Der Rausch und Exzess sind mit dem vor allem männlichen Künstlermythos seit jeher verbunden. Ist die skizzierte Person mit Hut der betrunkene Künstler, der aus seinem Rausch erwacht? 

Die Person mit Hut ist sicher eines der vielen möglichen „Ichs“. Natürlich ist die Figur des Künstlerbohemiens mit seinem bestimmten Lebensstil hier ein echter Klischeebonus, den ich freudig ausgeschöpft habe. Ich war aber eben auch an dem Thema Alkoholabhängigkeit interessiert. Ein Ausgangspunkt für die Bilder war eine Zeichnung von James Ensor mit dem Titel „Meine tote Mutter“ (1915). Während in Ensors Fall im Hintergrund die tote Mutter im Bett liegt, der eigentliche Fokus aber auf dem Flaschenstillleben im Vordergrund ruht, geht es in meinen Bildern um das malerisch aufgeladene Feld, in das ein Gesicht eingebettet ist, während vorne, das heißt unten im Bild, die Flaschen aufgereiht nebeneinanderstehen oder -liegen. In dem Bild „In Pieces“ ist es dann wirklich vorbei. Da sind nur noch die Korken und Phantome der Flaschen übrig. Die Leinwand ist hier selbst auch auseinandergeschnitten, gekürzt und wieder zusammengenäht worden.
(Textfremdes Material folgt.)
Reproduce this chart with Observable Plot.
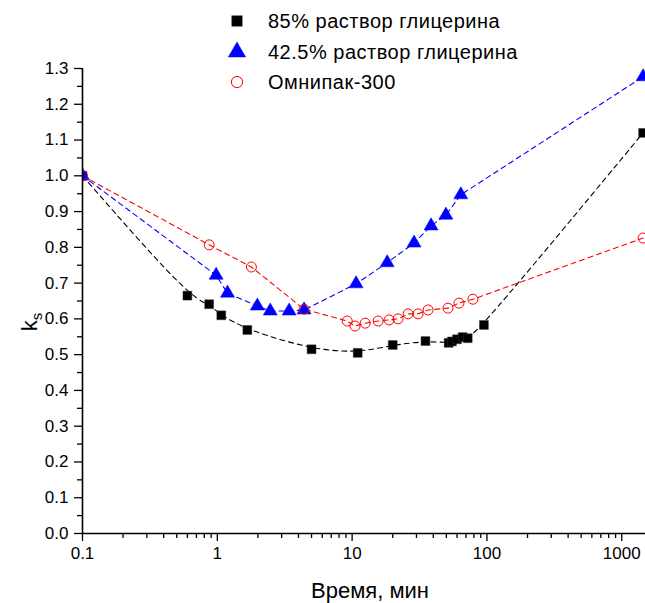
<!DOCTYPE html>
<html>
<head>
<meta charset="utf-8">
<script src="https://cdn.jsdelivr.net/npm/d3@7"></script>
<script src="https://cdn.jsdelivr.net/npm/@observablehq/plot@0.6"></script>
<style>
  html, body { margin: 0; padding: 0; background: #fff; }
  #chart { position: relative; width: 645px; height: 603px; overflow: hidden; }
  svg { font-family: "Liberation Sans", Arial, sans-serif; }
</style>
</head>
<body>
<div id="chart"></div>
<script>
// ---- data ----
const seriesNames = ["85% раствор глицерина", "42.5% раствор глицерина", "Омнипак-300"];

const t85 = [0.1, 0.6, 0.87, 1.07, 1.67, 5, 11, 20, 35, 52, 55, 60, 66, 72, 95, 1440];
const k85 = [1.0, 0.665, 0.641, 0.61, 0.569, 0.515, 0.505, 0.527, 0.538, 0.533, 0.537, 0.543, 0.549, 0.546, 0.583, 1.12];

const t42 = [0.1, 0.98, 1.19, 1.98, 2.47, 3.41, 4.4, 10.7, 18.2, 28.8, 38.5, 49.6, 64, 1440];
const k42 = [1.0, 0.722, 0.672, 0.636, 0.622, 0.622, 0.625, 0.698, 0.757, 0.812, 0.86, 0.89, 0.947, 1.277];

const tOmn = [0.1, 0.87, 1.79, 4.4, 9.2, 10.5, 12.5, 15.6, 18.8, 21.9, 26, 30.8, 36.6, 51.4, 62, 78.7, 1440];
const kOmn = [1.0, 0.807, 0.745, 0.627, 0.594, 0.58, 0.588, 0.594, 0.597, 0.6, 0.614, 0.614, 0.625, 0.63, 0.644, 0.655, 0.826];

const xMajor = [0.1, 1, 10, 100, 1000];
const xMajorLabels = ["0.1", "1", "10", "100", "1000"];
const yMajor = [0, 0.1, 0.2, 0.3, 0.4, 0.5, 0.6, 0.7, 0.8, 0.9, 1.0, 1.1, 1.2, 1.3];
const yLabels = ["0.0","0.1","0.2","0.3","0.4","0.5","0.6","0.7","0.8","0.9","1.0","1.1","1.2","1.3"];
const xTitle = "Время, мин";

// ---- build ----
const toRows = (ts, ks) => ts.map((t, i) => ({t, k: ks[i]}));
const d85 = toRows(t85, k85), d42 = toRows(t42, k42), dOmn = toRows(tOmn, kOmn);

const xMinor = [];
for (const d of xMajor) for (let m = 2; m <= 9; m++) { const v = d * m; if (v <= 1500) xMinor.push(v); }
const yMinor = yMajor.slice(0, -1).map(v => v + 0.05);

const dash = "5,4";
const plot = Plot.plot({
  width: 645, height: 603,
  marginLeft: 82, marginRight: 0, marginTop: 68, marginBottom: 70,
  style: {fontFamily: "Liberation Sans, Arial, sans-serif", fontSize: "17px", background: "white", overflow: "hidden"},
  x: {type: "log", domain: [0.1, 1500]},
  y: {domain: [0, 1.3]},
  marks: [
    Plot.axisX({ticks: xMajor, tickFormat: (d) => xMajorLabels[xMajor.indexOf(d)], tickSize: 8, tickPadding: 5, strokeWidth: 1.3, label: null, fontSize: 17}),
    Plot.axisX({ticks: xMinor, tickFormat: () => "", tickSize: 5, strokeWidth: 1.3, label: null}),
    Plot.axisY({ticks: yMajor, tickFormat: d => yLabels[Math.round(d * 10)], tickSize: 8, tickPadding: 6, strokeWidth: 1.3, label: null, fontSize: 17}),
    Plot.axisY({ticks: yMinor, tickFormat: () => "", tickSize: 5, strokeWidth: 1.3, label: null}),
    Plot.line(d85, {x: "t", y: "k", stroke: "black", strokeWidth: 1.1, strokeDasharray: dash, curve: "basis"}),
    Plot.line(d42, {x: "t", y: "k", stroke: "blue", strokeWidth: 1.1, strokeDasharray: dash}),
    Plot.line(dOmn, {x: "t", y: "k", stroke: "red", strokeWidth: 1.1, strokeDasharray: dash}),
    Plot.dot(d85, {x: "t", y: "k", symbol: "square", r: 5, fill: "black", stroke: "#333", strokeWidth: 0.5, clip: true}),
    Plot.dot(d42, {x: "t", y: "k", symbol: "triangle", r: 5.2, fill: "blue", stroke: "blue", strokeWidth: 0.5, clip: true}),
    Plot.dot(dOmn, {x: "t", y: "k", symbol: "circle", r: 5, fill: "none", stroke: "red", strokeWidth: 1, clip: true}),
    Plot.ruleY([0], {stroke: "black", strokeWidth: 1.6}),
    Plot.ruleX([0.1], {stroke: "black", strokeWidth: 1.6})
  ]
});
document.getElementById("chart").appendChild(plot);

// axis titles and legend
const svg = d3.select(plot);
svg.append("text").attr("x", 370).attr("y", 598).attr("text-anchor", "middle")
  .attr("font-size", 22).attr("fill", "black").text(xTitle);
const ky = svg.append("text").attr("transform", "translate(37,322) rotate(-90)")
  .attr("text-anchor", "middle").attr("font-size", 22).attr("fill", "black");
ky.append("tspan").text("k");
ky.append("tspan").attr("font-size", 15).attr("dy", 5).text("s");

const lg = svg.append("g");
const rowsY = [21, 52, 82];
const sym = [d3.symbolSquare, d3.symbolTriangle, d3.symbolCircle];
const sizes = [110, 130, 100];
const fills = ["black", "blue", "none"];
const strokes = ["#333", "blue", "red"];
seriesNames.forEach((name, i) => {
  lg.append("path").attr("d", d3.symbol(sym[i], sizes[i])())
    .attr("transform", `translate(237,${rowsY[i]})`)
    .attr("fill", fills[i]).attr("stroke", strokes[i]).attr("stroke-width", i === 2 ? 1 : 0.5);
  lg.append("text").attr("x", 268).attr("y", rowsY[i] + 7).attr("text-anchor", "start")
    .attr("font-size", 20).attr("letter-spacing", 0.5).attr("fill", "black").text(name);
});
</script>
</body>
</html>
Nach dem Exzess ist sie also „in pieces“, wie ein Filmriss oder ein Scherbenhaufen.

 

Und was steckt dahinter — purer Zynismus oder eine ordentliche Ladung subversiver Humor?

Meine Bilder sind nicht zynisch, allerdings sind sie gegen Idealisierung und Sentimentalität und für Hysterie und Destabilisierung. Für mich ist es wichtig, innerhalb der Grenzen und starken Limitierungen der Malerei zu arbeiten und diese mit jeder Serie aufs Neue auszutesten. Das ist die Logik, die meine Arbeit und alle Bilder, so unterschiedlich und gegensätzlich sie auch wirken mögen, zusammenhält.